Sanchez and a delegation of Southland officials also met with Secretary of Transportation Pete Buttigieg, and urged him to fund projects like the West Santa Ana Branch corridor.
“The rail would begin right in the heart of #CA38 and benefit a region that has historically lacked public transportation options,” Sanchez said on Twitter. “It is a long overdue, transformational investment in environmental justice that will make life easier for thousands between Artesia and L.A.”
Picks and shovels may not break ground for construction until 2023, as the project is under environmental review defined in the National Environmental Policy Act and the California Environmental Quality Act.
The rail line’s environmental impact report calls for projected land purchases, including those of businesses and housing properties near the route, elevated and ground-level stations, grade separations, maintenance, storage and repair locations, parking lots adjacent to the railroads and other structural changes.
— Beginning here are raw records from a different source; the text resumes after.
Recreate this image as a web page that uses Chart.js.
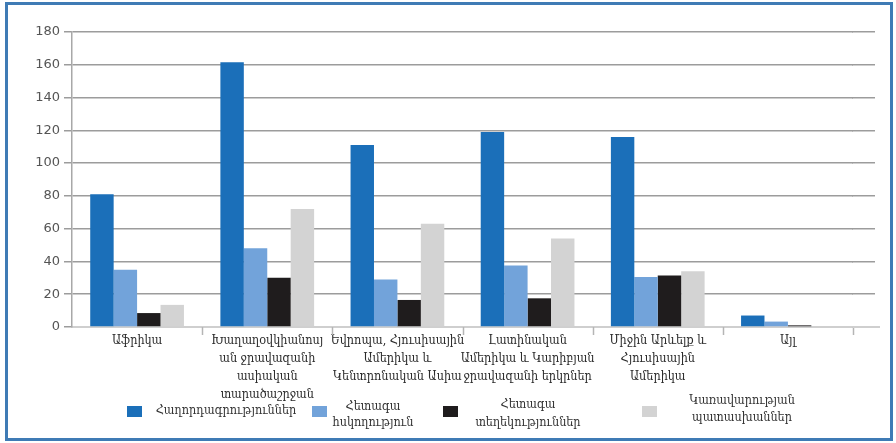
<!DOCTYPE html>
<html>
<head>
<meta charset="utf-8">
<script src="https://cdn.jsdelivr.net/npm/chart.js@4/dist/chart.umd.min.js"></script>
<style>
  html, body { margin: 0; padding: 0; background: #fff; }
  #wrap { width: 896px; height: 443px; position: relative; }
</style>
</head>
<body>
<div id="wrap"><canvas id="chart"></canvas></div>
<script>
// 지역 (categories)
const regions = [
    ['Աֆրիկա'],
    ['Խաղաղօվկիանոսյ', 'ան ջրավազանի', 'ասիական', 'տարածաշրջան'],
    ['Եվրոպա, Հյուսիսային', 'Ամերիկա և', 'Կենտրոնական Ասիա'],
    ['Լատինական', 'Ամերիկա և Կարիբյան', 'ջրավազանի երկրներ'],
    ['Միջին Արևելք և', 'Հյուսիսային', 'Ամերիկա'],
    ['Այլ']
];

// series
const seriesNames = [
    ['Հաղորդագրություններ'],
    ['Հետագա', 'հսկողություն'],
    ['Հետագա', 'տեղեկություններ'],
    ['Կառավարության', 'պատասխաններ']
];
const communications = [81, 161.5, 111, 119, 116, 7];
const followUp = [35, 48, 29, 37.5, 30.5, 3.3];
const furtherInfo = [8.5, 30, 16.5, 17.5, 31.5, 1];
const govReplies = [13.5, 72, 63, 54, 34, 0.5];

const yTicks = [0, 20, 40, 60, 80, 100, 120, 140, 160, 180];

const colors = ['#1b6fb9', '#72a3da', '#1f1c1d', '#d3d3d3'];
const armFont = '"DejaVu Serif Condensed", "DejaVu Serif", serif';

// frame, gridline extension, category ticks and legend
const decorPlugin = {
    id: 'decor',
    beforeDraw(chart) {
        const ctx = chart.ctx;
        ctx.save();
        ctx.strokeStyle = '#3f7bb5';
        ctx.lineWidth = 3;
        ctx.strokeRect(6.5, 3.5, 885, 436);
        ctx.restore();
    },
    beforeDatasetsDraw(chart) {
        const ctx = chart.ctx;
        const { right, bottom } = chart.chartArea;
        const y = chart.scales.y;
        const x = chart.scales.x;
        ctx.save();
        ctx.strokeStyle = '#9c9c9c';
        ctx.lineWidth = 1.5;
        yTicks.forEach(v => {
            if (v === 0) return;
            const py = Math.round(y.getPixelForValue(v) - 0.75) + 0.75;
            ctx.beginPath();
            ctx.moveTo(right - 1, py);
            ctx.lineTo(right + 22, py);
            ctx.stroke();
        });
        // category boundary ticks
        const half = (x.getPixelForValue(1) - x.getPixelForValue(0)) / 2;
        ctx.strokeStyle = '#b5b5b5';
        ctx.lineWidth = 1.5;
        for (let i = 0; i < regions.length; i++) {
            const px = Math.round(x.getPixelForValue(i) + half) + 0.5;
            ctx.beginPath();
            ctx.moveTo(px, bottom);
            ctx.lineTo(px, bottom + 8);
            ctx.stroke();
        }
        ctx.strokeStyle = '#cfcfcf';
        ctx.lineWidth = 2;
        ctx.beginPath();
        ctx.moveTo(right, bottom);
        ctx.lineTo(right + 27, bottom);
        ctx.stroke();
        ctx.restore();
    },
    afterDraw(chart) {
        const ctx = chart.ctx;
        const boxX = [127, 312, 443, 642];
        const textX = [226, 373, 528, 742];
        const textY = [[411], [407, 423], [405, 423], [401, 418]];
        ctx.save();
        ctx.font = '12.5px ' + armFont;
        ctx.textAlign = 'center';
        ctx.textBaseline = 'middle';
        seriesNames.forEach((lines, i) => {
            ctx.fillStyle = colors[i];
            ctx.fillRect(boxX[i], 406, 15, 11);
            ctx.fillStyle = '#333';
            lines.forEach((t, j) => ctx.fillText(t, textX[i], textY[i][j]));
        });
        ctx.restore();
    }
};

const ctx = document.getElementById('chart');
new Chart(ctx.getContext('2d'), {
    type: 'bar',
    data: {
        labels: regions,
        datasets: [
            { label: seriesNames[0].join(' '), data: communications, backgroundColor: colors[0] },
            { label: seriesNames[1].join(' '), data: followUp, backgroundColor: colors[1] },
            { label: seriesNames[2].join(' '), data: furtherInfo, backgroundColor: colors[2] },
            { label: seriesNames[3].join(' '), data: govReplies, backgroundColor: colors[3] }
        ]
    },
    options: {
        responsive: true,
        maintainAspectRatio: false,
        animation: false,
        devicePixelRatio: 1,
        datasets: { bar: { barPercentage: 1, categoryPercentage: 0.72 } },
        layout: { padding: { top: 32, right: 43, left: 0, bottom: 0 } },
        scales: {
            x: {
                afterFit: (scale) => { scale.height = 116; },
                grid: { display: false },
                border: { color: '#cfcfcf', width: 2 },
                ticks: {
                    padding: -3,
                    color: '#2b2b2b',
                    font: { family: armFont, size: 12.5, lineHeight: 1.44 },
                    maxRotation: 0,
                    autoSkip: false
                }
            },
            y: {
                min: 0,
                max: 180,
                afterFit: (scale) => { scale.width = 72; },
                afterBuildTicks: (scale) => { scale.ticks = yTicks.map(v => ({ value: v })); },
                grid: { color: '#9c9c9c', lineWidth: 1.5, tickLength: 8 },
                border: { color: '#a8a8a8', width: 1.5 },
                ticks: {
                    padding: 4,
                    color: '#555',
                    font: { family: 'DejaVu Sans', size: 13 }
                }
            }
        },
        plugins: {
            legend: { display: false },
            tooltip: { enabled: false }
        }
    },
    plugins: [decorPlugin]
});
</script>
</body>
</html>
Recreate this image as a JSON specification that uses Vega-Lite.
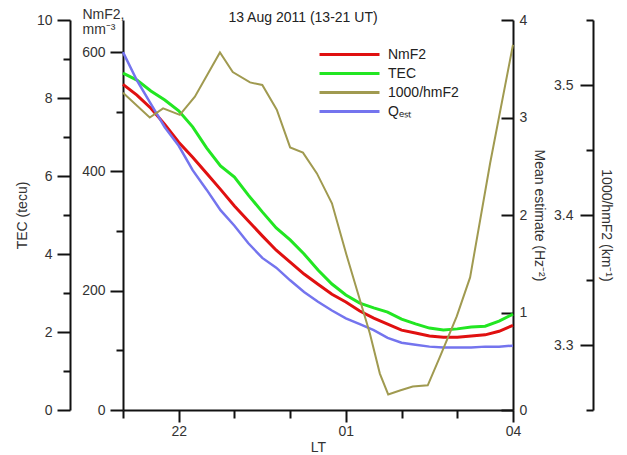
{
  "$schema": "https://vega.github.io/schema/vega-lite/v6.json",
  "width": 390,
  "height": 390,
  "autosize": "none",
  "padding": {"left": 123, "top": 20, "right": 114, "bottom": 45},
  "background": "white",
  "title": {"text": "13 Aug 2011 (13-21 UT)", "frame": "group", "anchor": "middle", "offset": 0, "dy": 18, "dx": -15, "fontSize": 14, "fontWeight": "normal", "font": "Liberation Sans", "color": "#222"},
  "config": {
    "view": {"stroke": null},
    "axis": {"grid": false, "domainColor": "#111", "domainWidth": 2, "tickColor": "#111", "tickWidth": 2, "labelFont": "Liberation Sans", "labelFontSize": 14, "labelColor": "#333", "titleFont": "Liberation Sans", "titleFontSize": 14, "titleFontWeight": "normal", "titleColor": "#333", "labelFlush": false, "labelOverlap": false}
  },
  "data": {"values": [
    {"s": "NmF2", "t": 21, "v": 546}, {"s": "NmF2", "t": 21.25, "v": 528}, {"s": "NmF2", "t": 21.5, "v": 506}, {"s": "NmF2", "t": 21.75, "v": 479},
    {"s": "NmF2", "t": 22, "v": 449}, {"s": "NmF2", "t": 22.25, "v": 424}, {"s": "NmF2", "t": 22.5, "v": 397}, {"s": "NmF2", "t": 22.75, "v": 370},
    {"s": "NmF2", "t": 23, "v": 342}, {"s": "NmF2", "t": 23.25, "v": 317}, {"s": "NmF2", "t": 23.5, "v": 292}, {"s": "NmF2", "t": 23.75, "v": 268},
    {"s": "NmF2", "t": 24, "v": 248}, {"s": "NmF2", "t": 24.25, "v": 228}, {"s": "NmF2", "t": 24.5, "v": 211}, {"s": "NmF2", "t": 24.75, "v": 194},
    {"s": "NmF2", "t": 25, "v": 181}, {"s": "NmF2", "t": 25.25, "v": 166}, {"s": "NmF2", "t": 25.5, "v": 154}, {"s": "NmF2", "t": 25.75, "v": 144},
    {"s": "NmF2", "t": 26, "v": 134}, {"s": "NmF2", "t": 26.25, "v": 129}, {"s": "NmF2", "t": 26.5, "v": 124}, {"s": "NmF2", "t": 26.75, "v": 122},
    {"s": "NmF2", "t": 27, "v": 122}, {"s": "NmF2", "t": 27.25, "v": 124}, {"s": "NmF2", "t": 27.5, "v": 126}, {"s": "NmF2", "t": 27.75, "v": 132},
    {"s": "NmF2", "t": 28, "v": 142},
    {"s": "TEC", "t": 21, "v": 8.64}, {"s": "TEC", "t": 21.25, "v": 8.46}, {"s": "TEC", "t": 21.5, "v": 8.18}, {"s": "TEC", "t": 21.75, "v": 7.95},
    {"s": "TEC", "t": 22, "v": 7.67}, {"s": "TEC", "t": 22.25, "v": 7.26}, {"s": "TEC", "t": 22.5, "v": 6.72}, {"s": "TEC", "t": 22.75, "v": 6.26},
    {"s": "TEC", "t": 23, "v": 5.97}, {"s": "TEC", "t": 23.25, "v": 5.51}, {"s": "TEC", "t": 23.5, "v": 5.08}, {"s": "TEC", "t": 23.75, "v": 4.67},
    {"s": "TEC", "t": 24, "v": 4.36}, {"s": "TEC", "t": 24.25, "v": 4.0}, {"s": "TEC", "t": 24.5, "v": 3.59}, {"s": "TEC", "t": 24.75, "v": 3.23},
    {"s": "TEC", "t": 25, "v": 2.95}, {"s": "TEC", "t": 25.25, "v": 2.74}, {"s": "TEC", "t": 25.5, "v": 2.62}, {"s": "TEC", "t": 25.75, "v": 2.51},
    {"s": "TEC", "t": 26, "v": 2.33}, {"s": "TEC", "t": 26.25, "v": 2.21}, {"s": "TEC", "t": 26.5, "v": 2.1}, {"s": "TEC", "t": 26.75, "v": 2.05},
    {"s": "TEC", "t": 27, "v": 2.08}, {"s": "TEC", "t": 27.25, "v": 2.13}, {"s": "TEC", "t": 27.5, "v": 2.15}, {"s": "TEC", "t": 27.75, "v": 2.28},
    {"s": "TEC", "t": 28, "v": 2.46},
    {"s": "Qₑₛₜ", "t": 21, "v": 3.67}, {"s": "Qₑₛₜ", "t": 21.25, "v": 3.38}, {"s": "Qₑₛₜ", "t": 21.5, "v": 3.14}, {"s": "Qₑₛₜ", "t": 21.75, "v": 2.9},
    {"s": "Qₑₛₜ", "t": 22, "v": 2.71}, {"s": "Qₑₛₜ", "t": 22.25, "v": 2.46}, {"s": "Qₑₛₜ", "t": 22.5, "v": 2.26}, {"s": "Qₑₛₜ", "t": 22.75, "v": 2.05},
    {"s": "Qₑₛₜ", "t": 23, "v": 1.89}, {"s": "Qₑₛₜ", "t": 23.25, "v": 1.71}, {"s": "Qₑₛₜ", "t": 23.5, "v": 1.56}, {"s": "Qₑₛₜ", "t": 23.75, "v": 1.46},
    {"s": "Qₑₛₜ", "t": 24, "v": 1.33}, {"s": "Qₑₛₜ", "t": 24.25, "v": 1.21}, {"s": "Qₑₛₜ", "t": 24.5, "v": 1.11}, {"s": "Qₑₛₜ", "t": 24.75, "v": 1.02},
    {"s": "Qₑₛₜ", "t": 25, "v": 0.94}, {"s": "Qₑₛₜ", "t": 25.25, "v": 0.88}, {"s": "Qₑₛₜ", "t": 25.5, "v": 0.82}, {"s": "Qₑₛₜ", "t": 25.75, "v": 0.74},
    {"s": "Qₑₛₜ", "t": 26, "v": 0.69}, {"s": "Qₑₛₜ", "t": 26.25, "v": 0.67}, {"s": "Qₑₛₜ", "t": 26.5, "v": 0.65}, {"s": "Qₑₛₜ", "t": 26.75, "v": 0.64},
    {"s": "Qₑₛₜ", "t": 27, "v": 0.64}, {"s": "Qₑₛₜ", "t": 27.25, "v": 0.64}, {"s": "Qₑₛₜ", "t": 27.5, "v": 0.65}, {"s": "Qₑₛₜ", "t": 27.75, "v": 0.65},
    {"s": "Qₑₛₜ", "t": 28, "v": 0.66},
    {"s": "1000/hmF2", "t": 21.0, "v": 3.494}, {"s": "1000/hmF2", "t": 21.48, "v": 3.475}, {"s": "1000/hmF2", "t": 21.72, "v": 3.482},
    {"s": "1000/hmF2", "t": 22.02, "v": 3.477}, {"s": "1000/hmF2", "t": 22.29, "v": 3.491}, {"s": "1000/hmF2", "t": 22.74, "v": 3.525},
    {"s": "1000/hmF2", "t": 22.97, "v": 3.51}, {"s": "1000/hmF2", "t": 23.28, "v": 3.502}, {"s": "1000/hmF2", "t": 23.5, "v": 3.5},
    {"s": "1000/hmF2", "t": 23.76, "v": 3.481}, {"s": "1000/hmF2", "t": 24.0, "v": 3.452}, {"s": "1000/hmF2", "t": 24.23, "v": 3.448},
    {"s": "1000/hmF2", "t": 24.48, "v": 3.432}, {"s": "1000/hmF2", "t": 24.75, "v": 3.409}, {"s": "1000/hmF2", "t": 25.02, "v": 3.368},
    {"s": "1000/hmF2", "t": 25.25, "v": 3.335}, {"s": "1000/hmF2", "t": 25.43, "v": 3.309}, {"s": "1000/hmF2", "t": 25.61, "v": 3.278},
    {"s": "1000/hmF2", "t": 25.76, "v": 3.262}, {"s": "1000/hmF2", "t": 25.97, "v": 3.265}, {"s": "1000/hmF2", "t": 26.2, "v": 3.268},
    {"s": "1000/hmF2", "t": 26.47, "v": 3.269}, {"s": "1000/hmF2", "t": 26.69, "v": 3.291}, {"s": "1000/hmF2", "t": 26.99, "v": 3.322},
    {"s": "1000/hmF2", "t": 27.23, "v": 3.352}, {"s": "1000/hmF2", "t": 27.59, "v": 3.44}, {"s": "1000/hmF2", "t": 28.0, "v": 3.531}
  ]},
  "encoding": {
    "x": {"field": "t", "type": "quantitative", "scale": {"domain": [21, 28], "nice": false, "zero": false},
      "axis": {"values": [21, 22, 23, 24, 25, 26, 27, 28], "title": "LT", "titlePadding": 2,
        "labelExpr": "datum.value == 22 ? '22' : datum.value == 25 ? '01' : datum.value == 28 ? '04' : ''",
        "tickSize": {"condition": {"test": "datum.value == 22 || datum.value == 25 || datum.value == 28", "value": 12}, "value": 8},
        "labelPadding": 2}},
    "color": {"field": "s", "type": "nominal",
      "scale": {"domain": ["NmF2", "TEC", "1000/hmF2", "Qₑₛₜ"], "range": ["#e01010", "#22e622", "#a09a50", "#7474ee"]},
      "legend": {"orient": "none", "legendX": 215, "legendY": 23, "title": null, "padding": 0, "symbolType": "M-3,0H3", "symbolSize": 400, "symbolStrokeWidth": 3, "labelFontSize": 14, "labelFont": "Liberation Sans", "labelColor": "#222", "labelOffset": 27, "rowPadding": 0}}
  },
  "layer": [
    {
      "transform": [{"filter": "datum.s == 'TEC'"}],
      "mark": {"type": "line", "strokeWidth": 3},
      "encoding": {"y": {"field": "v", "type": "quantitative", "scale": {"domain": [0, 10], "nice": false},
        "axis": {"orient": "left", "offset": 53, "values": [0, 1, 2, 3, 4, 5, 6, 7, 8, 9, 10], "title": "TEC (tecu)",
          "labelExpr": "datum.value % 2 == 0 ? datum.label : ''",
          "tickSize": {"condition": {"test": "datum.value % 2 == 0", "value": 13}, "value": 7},
          "labelPadding": 5, "titleAngle": -90, "titleX": -48, "titleY": 195, "titleAlign": "center", "titleBaseline": "middle"}}}
    },
    {
      "transform": [{"filter": "datum.s == 'NmF2'"}],
      "mark": {"type": "line", "strokeWidth": 3},
      "encoding": {"y": {"field": "v", "type": "quantitative", "scale": {"domain": [0, 654], "nice": false},
        "axis": {"orient": "left", "offset": 0, "values": [0, 100, 200, 300, 400, 500, 600], "title": ["NmF2,", "mm⁻³"],
          "labelExpr": "datum.value % 200 == 0 ? datum.label : ''",
          "tickSize": {"condition": {"test": "datum.value % 200 == 0", "value": 13}, "value": 7},
          "labelPadding": 5, "titleAngle": 0, "titleX": -41, "titleY": -2, "titleAlign": "left", "titleBaseline": "alphabetic", "titleLineHeight": 15}}}
    },
    {
      "transform": [{"filter": "datum.s == 'Qₑₛₜ'"}],
      "mark": {"type": "line", "strokeWidth": 2.5},
      "encoding": {"y": {"field": "v", "type": "quantitative", "scale": {"domain": [0, 4], "nice": false},
        "axis": {"orient": "right", "offset": 0, "values": [0, 0.5, 1, 1.5, 2, 2.5, 3, 3.5, 4], "format": "d", "title": "Mean estimate (Hz⁻²)",
          "labelExpr": "datum.value % 1 == 0 ? datum.label : ''",
          "tickSize": {"condition": {"test": "datum.value % 1 == 0", "value": -12}, "value": -7},
          "labelPadding": 18, "titleAngle": 90, "titleX": 25, "titleY": 195, "titleAlign": "center", "titleBaseline": "middle"}}}
    },
    {
      "transform": [{"filter": "datum.s == '1000/hmF2'"}],
      "mark": {"type": "line", "strokeWidth": 2},
      "encoding": {"y": {"field": "v", "type": "quantitative", "scale": {"domain": [3.25, 3.55], "nice": false, "zero": false},
        "axis": {"orient": "left", "offset": -470, "values": [3.25, 3.3, 3.35, 3.4, 3.45, 3.5, 3.55], "format": ".1f", "title": "1000/hmF2 (km⁻¹)",
          "labelExpr": "abs(datum.value * 10 - round(datum.value * 10)) < 0.001 ? datum.label : ''",
          "tickSize": {"condition": {"test": "abs(datum.value * 10 - round(datum.value * 10)) < 0.001", "value": 13}, "value": 7},
          "labelPadding": 7, "titleAngle": 90, "titleX": 12, "titleY": 205, "titleAlign": "center", "titleBaseline": "middle"}}}
    }
  ],
  "resolve": {"scale": {"y": "independent"}, "axis": {"y": "independent"}}
}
Funding from the federal and state governments are tied to the final certification of the environmental report. The Federal Transit Administration is expected to issue its decision at the end of the year.
Los Angeles Mayor Eric Garcetti, also an MTA board member, said Gov. Gavin Newsom has pledged to help fund the transit corridor. Supervisor Hahn said the state may contribute another $2 billion.
The MTA also plans to use money from Measure M to support the WSAB corridor as revenues accrue.
Approved by county voters in 2016, the permanent measure collects a half-cent sale tax throughout the county to fund public transportation projects and improve transit conditions in the county.
Data from the agency’s website indicates that $262.3 million had been raised from sales taxes through December 2021. However, it did not establish how much of that money has been spent.
Also, the MTA laid out plans in 2017 to bring in private investors. The agency struck a deal with engineering firms Skanska USA Building and Kiewit Corporation to work on the project, but the terms were not disclosed.
It is unclear how much in yearly interest the county would pay for private funding.
MTA board member and Whittier City Councilman Fernando Dutra pledged to work for and clinch the necessary funds to make the rail line a reality.
He added it is time for the region to have its share of federal funds following transportation allocations for $7 billion the county logged in the last 40 years.
“This is our top federal priority, and I am pleased to partner with my colleagues to accelerate the project’s schedule and secure funding from our partners,” Dutra said.
The rail line would link Artesia, Bellflower, Downey, South Gate, Bell, Huntington Park, Vernon and unincorporated Florence-Firestone with downtown Los Angeles, following the path of the historic Pacific Electric West Santa Ana Branch corridor.
Once the environmental impact report is approved, and if the MTA secures enough funds, the MTA will move to the engineering and design stage, followed by its construction.